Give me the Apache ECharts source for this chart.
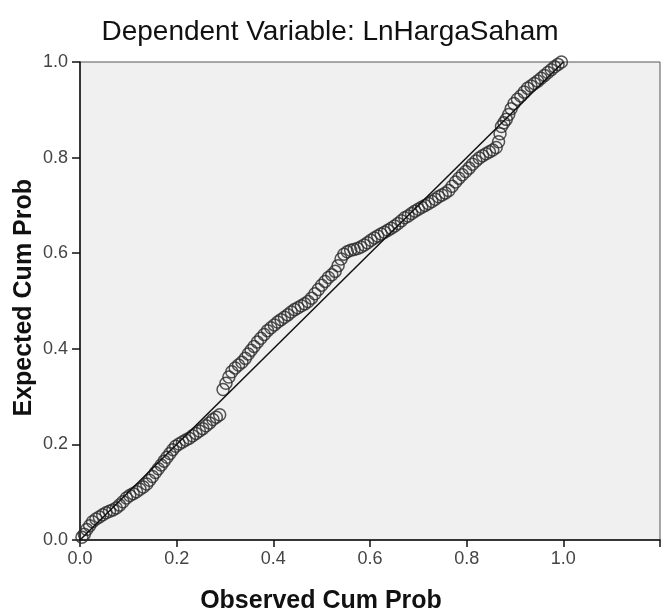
<!DOCTYPE html>
<html><head><meta charset="utf-8">
<script src="https://cdn.jsdelivr.net/npm/echarts@6.0.0/dist/echarts.min.js"></script>
<style>html,body{margin:0;padding:0;background:#fff}#c{width:667px;height:614px}</style>
</head><body><div id="c"></div><script>
const chartTitle = 'Dependent Variable: LnHargaSaham';
const xTitle = 'Observed Cum Prob';
const yTitle = 'Expected Cum Prob';
const observed = [0.004,0.009,0.014,0.020,0.026,0.033,0.040,0.047,0.054,0.061,0.068,0.075,0.082,0.089,0.096,0.103,0.110,0.117,0.124,0.131,0.138,0.144,0.150,0.156,0.162,0.168,0.174,0.180,0.186,0.192,0.198,0.205,0.212,0.219,0.226,0.233,0.240,0.247,0.254,0.261,0.268,0.275,0.282,0.289,0.296,0.302,0.308,0.314,0.321,0.328,0.335,0.342,0.348,0.354,0.360,0.367,0.374,0.381,0.388,0.395,0.402,0.409,0.416,0.423,0.430,0.437,0.444,0.451,0.458,0.465,0.472,0.479,0.486,0.493,0.500,0.507,0.514,0.521,0.528,0.534,0.540,0.546,0.553,0.560,0.567,0.574,0.581,0.588,0.595,0.602,0.609,0.616,0.623,0.630,0.637,0.644,0.651,0.658,0.665,0.672,0.679,0.686,0.693,0.700,0.707,0.714,0.721,0.728,0.735,0.742,0.749,0.756,0.763,0.770,0.777,0.784,0.791,0.798,0.805,0.812,0.819,0.826,0.833,0.840,0.847,0.854,0.861,0.866,0.869,0.872,0.877,0.882,0.887,0.892,0.898,0.905,0.912,0.919,0.926,0.933,0.940,0.947,0.954,0.961,0.968,0.975,0.982,0.989,0.996];
const expected = [0.006,0.012,0.022,0.030,0.038,0.044,0.048,0.053,0.057,0.060,0.063,0.067,0.073,0.080,0.088,0.093,0.097,0.101,0.106,0.111,0.117,0.125,0.133,0.141,0.149,0.157,0.165,0.173,0.181,0.189,0.196,0.201,0.205,0.209,0.213,0.218,0.223,0.228,0.233,0.239,0.245,0.252,0.257,0.262,0.315,0.328,0.341,0.352,0.360,0.366,0.372,0.380,0.389,0.397,0.405,0.414,0.422,0.430,0.438,0.444,0.450,0.456,0.461,0.466,0.471,0.477,0.482,0.486,0.490,0.494,0.499,0.506,0.515,0.524,0.533,0.541,0.549,0.555,0.562,0.574,0.588,0.598,0.603,0.606,0.608,0.610,0.613,0.617,0.622,0.627,0.632,0.636,0.640,0.644,0.648,0.652,0.657,0.662,0.668,0.674,0.678,0.683,0.688,0.692,0.696,0.700,0.704,0.708,0.713,0.718,0.722,0.726,0.731,0.740,0.749,0.757,0.764,0.771,0.778,0.786,0.793,0.799,0.804,0.808,0.812,0.816,0.821,0.833,0.850,0.865,0.873,0.880,0.890,0.902,0.913,0.922,0.929,0.937,0.945,0.950,0.955,0.960,0.966,0.972,0.978,0.984,0.990,0.995,1.000];
const diagonal = [[0,0],[1,1]];
const xTickMax = 1.0;

const points = observed.map((v,i)=>[v, expected[i]]);
const font = 'Arial, "Liberation Sans", sans-serif';
const chart = echarts.init(document.getElementById('c'), null, {renderer:'canvas'});
chart.setOption({
  backgroundColor:'#fff',
  animation:false,
  title:[
    {text:chartTitle, left:325, top:13, textAlign:'center',
     textStyle:{fontFamily:font, fontSize:28, fontWeight:'normal', color:'#111'}},
    {text:xTitle, left:316, top:584, textAlign:'center',
     textStyle:{fontFamily:font, fontSize:25, fontWeight:'bold', color:'#111'}}
  ],
  graphic:[{type:'text', left:12, top:179, rotation:Math.PI/2,
    style:{text:yTitle, font:'bold 25px '+font, fill:'#111'}}],
  grid:{left:80, right:7, top:62, bottom:74, show:true, backgroundColor:'#f0f0f0', borderColor:'#555', borderWidth:1},
  xAxis:{type:'value', min:0, max:1.2, interval:0.2,
    axisLine:{show:true, lineStyle:{color:'#111', width:1.5}},
    axisTick:{show:true, length:7, lineStyle:{color:'#111', width:1.5}},
    axisLabel:{margin:10, fontFamily:font, fontSize:18, color:'#444',
      formatter:v=> v > xTickMax + 1e-6 ? '' : v.toFixed(1)},
    splitLine:{show:false}},
  yAxis:{type:'value', min:0, max:1, interval:0.2,
    axisLine:{show:true, lineStyle:{color:'#111', width:1.5}},
    axisTick:{show:true, length:8, lineStyle:{color:'#111', width:1.5}},
    axisLabel:{margin:12, fontFamily:font, fontSize:18, color:'#444', formatter:v=>v.toFixed(1)},
    splitLine:{show:false}},
  series:[
    {type:'line', data:diagonal, symbol:'none', lineStyle:{color:'#111', width:1.5}, z:3, silent:true},
    {type:'scatter', data:points, symbol:'circle', symbolSize:12, z:2,
     itemStyle:{color:'rgba(0,0,0,0)', borderColor:'#2a2a2a', borderWidth:1.5}}
  ]
});
</script></body></html>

Exercise requirements
Omit pictures; set down the rest of the material word for word.

Result
Give me the Apache ECharts source for this chart.
<!DOCTYPE html>
<html><head><meta charset="utf-8">
<script src="https://cdn.jsdelivr.net/npm/echarts@6.0.0/dist/echarts.min.js"></script>
<style>html,body{margin:0;padding:0;background:#fff}#c{width:667px;height:614px}</style>
</head><body><div id="c"></div><script>
const chartTitle = 'Dependent Variable: LnHargaSaham';
const xTitle = 'Observed Cum Prob';
const yTitle = 'Expected Cum Prob';
const observed = [0.004,0.009,0.014,0.020,0.026,0.033,0.040,0.047,0.054,0.061,0.068,0.075,0.082,0.089,0.096,0.103,0.110,0.117,0.124,0.131,0.138,0.144,0.150,0.156,0.162,0.168,0.174,0.180,0.186,0.192,0.198,0.205,0.212,0.219,0.226,0.233,0.240,0.247,0.254,0.261,0.268,0.275,0.282,0.289,0.296,0.302,0.308,0.314,0.321,0.328,0.335,0.342,0.348,0.354,0.360,0.367,0.374,0.381,0.388,0.395,0.402,0.409,0.416,0.423,0.430,0.437,0.444,0.451,0.458,0.465,0.472,0.479,0.486,0.493,0.500,0.507,0.514,0.521,0.528,0.534,0.540,0.546,0.553,0.560,0.567,0.574,0.581,0.588,0.595,0.602,0.609,0.616,0.623,0.630,0.637,0.644,0.651,0.658,0.665,0.672,0.679,0.686,0.693,0.700,0.707,0.714,0.721,0.728,0.735,0.742,0.749,0.756,0.763,0.770,0.777,0.784,0.791,0.798,0.805,0.812,0.819,0.826,0.833,0.840,0.847,0.854,0.861,0.866,0.869,0.872,0.877,0.882,0.887,0.892,0.898,0.905,0.912,0.919,0.926,0.933,0.940,0.947,0.954,0.961,0.968,0.975,0.982,0.989,0.996];
const expected = [0.006,0.012,0.022,0.030,0.038,0.044,0.048,0.053,0.057,0.060,0.063,0.067,0.073,0.080,0.088,0.093,0.097,0.101,0.106,0.111,0.117,0.125,0.133,0.141,0.149,0.157,0.165,0.173,0.181,0.189,0.196,0.201,0.205,0.209,0.213,0.218,0.223,0.228,0.233,0.239,0.245,0.252,0.257,0.262,0.315,0.328,0.341,0.352,0.360,0.366,0.372,0.380,0.389,0.397,0.405,0.414,0.422,0.430,0.438,0.444,0.450,0.456,0.461,0.466,0.471,0.477,0.482,0.486,0.490,0.494,0.499,0.506,0.515,0.524,0.533,0.541,0.549,0.555,0.562,0.574,0.588,0.598,0.603,0.606,0.608,0.610,0.613,0.617,0.622,0.627,0.632,0.636,0.640,0.644,0.648,0.652,0.657,0.662,0.668,0.674,0.678,0.683,0.688,0.692,0.696,0.700,0.704,0.708,0.713,0.718,0.722,0.726,0.731,0.740,0.749,0.757,0.764,0.771,0.778,0.786,0.793,0.799,0.804,0.808,0.812,0.816,0.821,0.833,0.850,0.865,0.873,0.880,0.890,0.902,0.913,0.922,0.929,0.937,0.945,0.950,0.955,0.960,0.966,0.972,0.978,0.984,0.990,0.995,1.000];
const diagonal = [[0,0],[1,1]];
const xTickMax = 1.0;

const points = observed.map((v,i)=>[v, expected[i]]);
const font = 'Arial, "Liberation Sans", sans-serif';
const chart = echarts.init(document.getElementById('c'), null, {renderer:'canvas'});
chart.setOption({
  backgroundColor:'#fff',
  animation:false,
  title:[
    {text:chartTitle, left:325, top:13, textAlign:'center',
     textStyle:{fontFamily:font, fontSize:28, fontWeight:'normal', color:'#111'}},
    {text:xTitle, left:316, top:584, textAlign:'center',
     textStyle:{fontFamily:font, fontSize:25, fontWeight:'bold', color:'#111'}}
  ],
  graphic:[{type:'text', left:12, top:179, rotation:Math.PI/2,
    style:{text:yTitle, font:'bold 25px '+font, fill:'#111'}}],
  grid:{left:80, right:7, top:62, bottom:74, show:true, backgroundColor:'#f0f0f0', borderColor:'#555', borderWidth:1},
  xAxis:{type:'value', min:0, max:1.2, interval:0.2,
    axisLine:{show:true, lineStyle:{color:'#111', width:1.5}},
    axisTick:{show:true, length:7, lineStyle:{color:'#111', width:1.5}},
    axisLabel:{margin:10, fontFamily:font, fontSize:18, color:'#444',
      formatter:v=> v > xTickMax + 1e-6 ? '' : v.toFixed(1)},
    splitLine:{show:false}},
  yAxis:{type:'value', min:0, max:1, interval:0.2,
    axisLine:{show:true, lineStyle:{color:'#111', width:1.5}},
    axisTick:{show:true, length:8, lineStyle:{color:'#111', width:1.5}},
    axisLabel:{margin:12, fontFamily:font, fontSize:18, color:'#444', formatter:v=>v.toFixed(1)},
    splitLine:{show:false}},
  series:[
    {type:'line', data:diagonal, symbol:'none', lineStyle:{color:'#111', width:1.5}, z:3, silent:true},
    {type:'scatter', data:points, symbol:'circle', symbolSize:12, z:2,
     itemStyle:{color:'rgba(0,0,0,0)', borderColor:'#2a2a2a', borderWidth:1.5}}
  ]
});
</script></body></html>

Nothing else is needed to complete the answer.